▸ **Task**
Extract, in full, the lines below, beginning at the first and ending with the line that contains "0.0416, 0.024, 0.0154]". Pictures do not belong in the copy.

----------------

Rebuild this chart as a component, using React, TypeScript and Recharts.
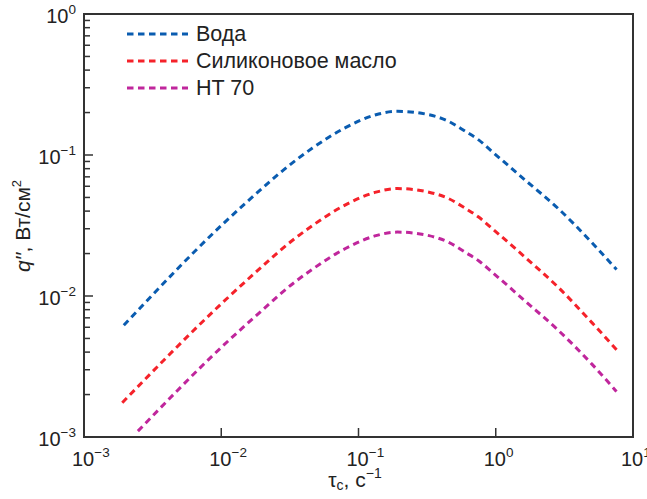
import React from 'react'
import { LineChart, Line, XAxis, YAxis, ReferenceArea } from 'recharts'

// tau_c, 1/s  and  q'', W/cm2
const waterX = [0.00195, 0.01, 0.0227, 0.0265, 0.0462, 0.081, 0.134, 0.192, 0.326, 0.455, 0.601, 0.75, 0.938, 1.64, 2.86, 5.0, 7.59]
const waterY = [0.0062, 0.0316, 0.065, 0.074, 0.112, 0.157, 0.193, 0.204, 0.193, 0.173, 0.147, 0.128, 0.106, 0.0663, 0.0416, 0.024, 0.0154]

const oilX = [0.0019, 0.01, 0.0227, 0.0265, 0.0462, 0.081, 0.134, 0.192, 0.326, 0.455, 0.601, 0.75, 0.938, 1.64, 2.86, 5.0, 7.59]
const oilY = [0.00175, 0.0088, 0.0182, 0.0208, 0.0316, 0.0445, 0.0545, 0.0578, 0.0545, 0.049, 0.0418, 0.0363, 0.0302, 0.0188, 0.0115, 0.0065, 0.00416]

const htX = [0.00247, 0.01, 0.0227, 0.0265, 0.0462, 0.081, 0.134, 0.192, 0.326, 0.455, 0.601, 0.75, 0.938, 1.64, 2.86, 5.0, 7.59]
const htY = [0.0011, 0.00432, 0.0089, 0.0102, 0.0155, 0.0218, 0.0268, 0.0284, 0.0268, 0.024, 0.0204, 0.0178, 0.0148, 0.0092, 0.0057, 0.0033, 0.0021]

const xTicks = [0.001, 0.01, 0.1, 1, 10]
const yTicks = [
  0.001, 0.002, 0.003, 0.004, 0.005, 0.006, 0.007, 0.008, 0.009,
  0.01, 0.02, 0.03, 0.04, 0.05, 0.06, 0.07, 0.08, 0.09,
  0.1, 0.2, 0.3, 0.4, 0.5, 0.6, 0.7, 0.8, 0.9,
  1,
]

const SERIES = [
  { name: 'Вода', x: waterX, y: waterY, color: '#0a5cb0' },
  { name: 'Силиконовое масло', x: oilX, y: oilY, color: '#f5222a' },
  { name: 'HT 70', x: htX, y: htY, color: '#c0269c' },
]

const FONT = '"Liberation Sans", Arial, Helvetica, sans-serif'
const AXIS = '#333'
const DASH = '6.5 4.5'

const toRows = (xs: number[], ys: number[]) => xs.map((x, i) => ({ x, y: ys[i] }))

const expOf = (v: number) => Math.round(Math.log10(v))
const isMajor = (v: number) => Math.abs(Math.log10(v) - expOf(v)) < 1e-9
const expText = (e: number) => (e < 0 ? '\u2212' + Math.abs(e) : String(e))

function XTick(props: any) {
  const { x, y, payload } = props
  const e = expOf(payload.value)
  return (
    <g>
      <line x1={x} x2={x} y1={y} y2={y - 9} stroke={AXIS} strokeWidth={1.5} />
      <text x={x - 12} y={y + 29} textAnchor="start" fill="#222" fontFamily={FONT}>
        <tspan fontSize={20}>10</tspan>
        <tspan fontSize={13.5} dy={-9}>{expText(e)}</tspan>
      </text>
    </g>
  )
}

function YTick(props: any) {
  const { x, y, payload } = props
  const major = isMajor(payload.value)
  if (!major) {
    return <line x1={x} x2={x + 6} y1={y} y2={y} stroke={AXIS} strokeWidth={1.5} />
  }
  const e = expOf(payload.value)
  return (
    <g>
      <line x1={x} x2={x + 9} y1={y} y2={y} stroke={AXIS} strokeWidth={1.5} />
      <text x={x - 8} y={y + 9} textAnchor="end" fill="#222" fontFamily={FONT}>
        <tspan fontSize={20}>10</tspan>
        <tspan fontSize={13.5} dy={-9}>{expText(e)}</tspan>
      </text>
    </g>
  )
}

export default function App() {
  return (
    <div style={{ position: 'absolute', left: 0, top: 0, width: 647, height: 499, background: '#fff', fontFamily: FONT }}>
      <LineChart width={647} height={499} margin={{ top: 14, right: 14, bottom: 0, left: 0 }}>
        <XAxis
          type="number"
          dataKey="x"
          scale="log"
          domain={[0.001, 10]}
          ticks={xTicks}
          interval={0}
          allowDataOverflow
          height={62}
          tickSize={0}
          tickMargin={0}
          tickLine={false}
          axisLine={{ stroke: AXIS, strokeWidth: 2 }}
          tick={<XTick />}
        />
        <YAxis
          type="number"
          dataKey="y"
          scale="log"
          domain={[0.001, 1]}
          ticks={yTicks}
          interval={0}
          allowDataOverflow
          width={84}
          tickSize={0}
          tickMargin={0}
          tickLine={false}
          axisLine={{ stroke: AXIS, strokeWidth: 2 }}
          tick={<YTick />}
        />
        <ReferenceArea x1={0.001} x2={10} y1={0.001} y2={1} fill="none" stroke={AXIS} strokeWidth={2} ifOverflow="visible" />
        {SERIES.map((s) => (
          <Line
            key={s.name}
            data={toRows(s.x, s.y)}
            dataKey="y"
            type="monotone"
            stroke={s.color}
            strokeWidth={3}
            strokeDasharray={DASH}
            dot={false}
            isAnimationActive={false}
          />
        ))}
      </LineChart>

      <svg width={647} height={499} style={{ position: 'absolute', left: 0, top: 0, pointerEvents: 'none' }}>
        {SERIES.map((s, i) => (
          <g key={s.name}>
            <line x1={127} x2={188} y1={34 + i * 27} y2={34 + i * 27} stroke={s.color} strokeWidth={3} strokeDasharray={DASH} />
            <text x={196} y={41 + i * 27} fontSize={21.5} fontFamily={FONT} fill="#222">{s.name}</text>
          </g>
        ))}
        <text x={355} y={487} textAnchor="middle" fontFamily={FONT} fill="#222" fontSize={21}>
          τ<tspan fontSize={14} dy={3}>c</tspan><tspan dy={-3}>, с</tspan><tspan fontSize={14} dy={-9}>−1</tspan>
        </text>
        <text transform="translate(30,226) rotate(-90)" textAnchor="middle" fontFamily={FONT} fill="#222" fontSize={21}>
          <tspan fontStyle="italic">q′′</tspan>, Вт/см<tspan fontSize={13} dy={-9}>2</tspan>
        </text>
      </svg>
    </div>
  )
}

----------------

▸ **Result of this exercise**
Rebuild this chart as a component, using React, TypeScript and Recharts.
import React from 'react'
import { LineChart, Line, XAxis, YAxis, ReferenceArea } from 'recharts'

// tau_c, 1/s  and  q'', W/cm2
const waterX = [0.00195, 0.01, 0.0227, 0.0265, 0.0462, 0.081, 0.134, 0.192, 0.326, 0.455, 0.601, 0.75, 0.938, 1.64, 2.86, 5.0, 7.59]
const waterY = [0.0062, 0.0316, 0.065, 0.074, 0.112, 0.157, 0.193, 0.204, 0.193, 0.173, 0.147, 0.128, 0.106, 0.0663, 0.0416, 0.024, 0.0154]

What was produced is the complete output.